Friday, March 07, 2008

Who Loves Kiwi?

March 6, 2008

Two days ago when I wasn’t looking, one of my students wrote on the board, “There is nothing greater in the world than Angela.”

That brought a huge smile to my face.

They've been bringing me presents over the last few days for World Wide Women's Day this Saturday, March 8. Sometimes I think I'm going crazy and sometimes I think this is the greatest place in the world.

My host cousin is learning English at the same pace that I’m learning Russian, so we’ve become each others’ language support system. We help each other understand grammar, complain on and on about what we hate about each other’s language and often we’ll test each other by exchanging words.

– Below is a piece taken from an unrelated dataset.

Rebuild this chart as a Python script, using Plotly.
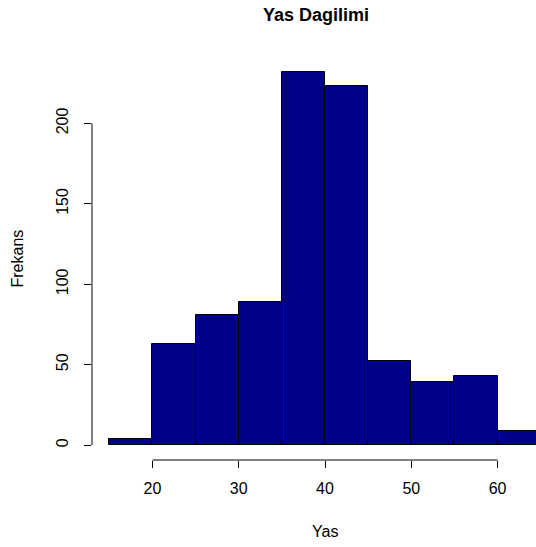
import plotly.graph_objects as go

# Data
breaks = [15, 20, 25, 30, 35, 40, 45, 50, 55, 60, 65]
counts = [4, 63, 81, 89, 232, 223, 52, 39, 43, 9]
x_ticks = [20, 30, 40, 50, 60]
y_ticks = [0, 50, 100, 150, 200]
title_text = "Yas Dagilimi"
x_title = "Yas"
y_title = "Frekans"

W, H = 536, 547
ML, MT, MR = 92, 57, 0
MB = H - 460
plot_w = W - ML - MR
plot_h = H - MT - MB

mids = [(breaks[i] + breaks[i + 1]) / 2 for i in range(len(counts))]
widths = [breaks[i + 1] - breaks[i] for i in range(len(counts))]

# R-style 4% padding; the original plot region extends past the right edge
xlo = breaks[0] - 0.04 * (breaks[-1] - breaks[0])
xhi_full = breaks[-1] + 0.04 * (breaks[-1] - breaks[0])
full_w_px = 466.0
xhi = xlo + (xhi_full - xlo) * plot_w / full_w_px
ymax = max(counts)
ylo, yhi = -0.04 * ymax, 1.04 * ymax

font = "Liberation Sans, Arial, Helvetica, sans-serif"

fig = go.Figure(
    go.Bar(
        x=mids,
        y=counts,
        width=widths,
        marker=dict(color="#00008B", line=dict(color="black", width=1)),
        hoverinfo="x+y",
    )
)

fig.update_layout(
    width=W,
    height=H,
    margin=dict(l=ML, r=MR, t=MT, b=MB, autoexpand=False),
    paper_bgcolor="white",
    plot_bgcolor="white",
    showlegend=False,
    font=dict(family=font, size=16, color="black"),
    title=dict(
        text="<b>" + title_text + "</b>",
        font=dict(family=font, size=18, color="black"),
        xref="paper",
        x=(316 - ML) / plot_w,
        xanchor="center",
        yref="container",
        y=1 - 15 / H,
        yanchor="middle",
    ),
    xaxis=dict(
        range=[xlo, xhi],
        tickvals=x_ticks,
        ticktext=[str(v) for v in x_ticks],
        ticks="outside",
        ticklen=7,
        tickwidth=1,
        tickcolor="black",
        showgrid=False,
        zeroline=False,
        showline=False,
        ticklabelstandoff=7,
        tickfont=dict(family=font, size=16, color="black"),
        fixedrange=True,
    ),
    yaxis=dict(
        range=[ylo, yhi],
        tickvals=y_ticks,
        ticktext=[str(v) for v in y_ticks],
        ticks="outside",
        ticklen=7,
        tickwidth=1,
        tickcolor="black",
        tickangle=-90,
        showgrid=False,
        zeroline=False,
        showline=False,
        ticklabelstandoff=10,
        tickfont=dict(family=font, size=16, color="black"),
        fixedrange=True,
    ),
    bargap=0,
)

# R-style axis lines spanning only the tick range
fig.add_shape(type="line", xref="x", yref="paper", x0=min(x_ticks), x1=max(x_ticks),
              y0=0, y1=0, line=dict(color="black", width=1))
fig.add_shape(type="line", xref="paper", yref="y", x0=0, x1=0,
              y0=min(y_ticks), y1=max(y_ticks), line=dict(color="black", width=1))

fig.add_annotation(text=x_title, xref="paper", yref="paper",
                   x=(325 - ML) / plot_w, y=(460 - 531.7) / plot_h,
                   xanchor="center", yanchor="middle", showarrow=False,
                   font=dict(family=font, size=16, color="black"))
fig.add_annotation(text=y_title, xref="paper", yref="paper",
                   x=(17 - ML) / plot_w, y=0.5, textangle=-90,
                   xanchor="center", yanchor="middle", showarrow=False,
                   font=dict(family=font, size=16, color="black"))

fig.write_html(
    "out.html",
    config={"displayModeBar": False},
    post_script="document.body.style.margin='0';document.body.style.overflow='hidden';",
)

“Kiwi,” I said to her today with a smile. It's the same in both languages :)

“Kiwi…kiwi…” she mumbled, flipping through her notes. “Ah, I forgot kiwi,” she said as she tried to find the word.

I couldn’t hold it in any longer and just started laughing hysterically.

“KIWI!” she yelled. “Ooooooh, Angela…”

Monday, March 03, 2008

A Not So Happy Spring


On my trip into the city a few days ago there was no Internet at the Internet café, no money in the bank, and no mail for me at the post office and I thought well this is just typical.


Everything was spiraling downward and I felt the anger and frustration boiling up again. I was so upset at the students in my school…so upset about the amount of disrespect…so upset at the system in general, so upset with myself for not having better language skills…

It had to stop. I HAD to step back and realize I can’t understand where they’re coming from just as much as they can’t understand me. I HAD to step back and realize that I needed to start developing some patience…NOW.

Knowledge and understanding are extremely different.

Standing in front of a room full of confused high school kids yelling, "Why am I even here?" isn’t going to make anything better. It only makes the anger escalate.

And throwing kids out of class might make me look like tough shit but it makes me feel awful.

It was a bad week, and there will be worse in the future.


But at least I now have a little more strength and a little more courage and I’m not going to give up.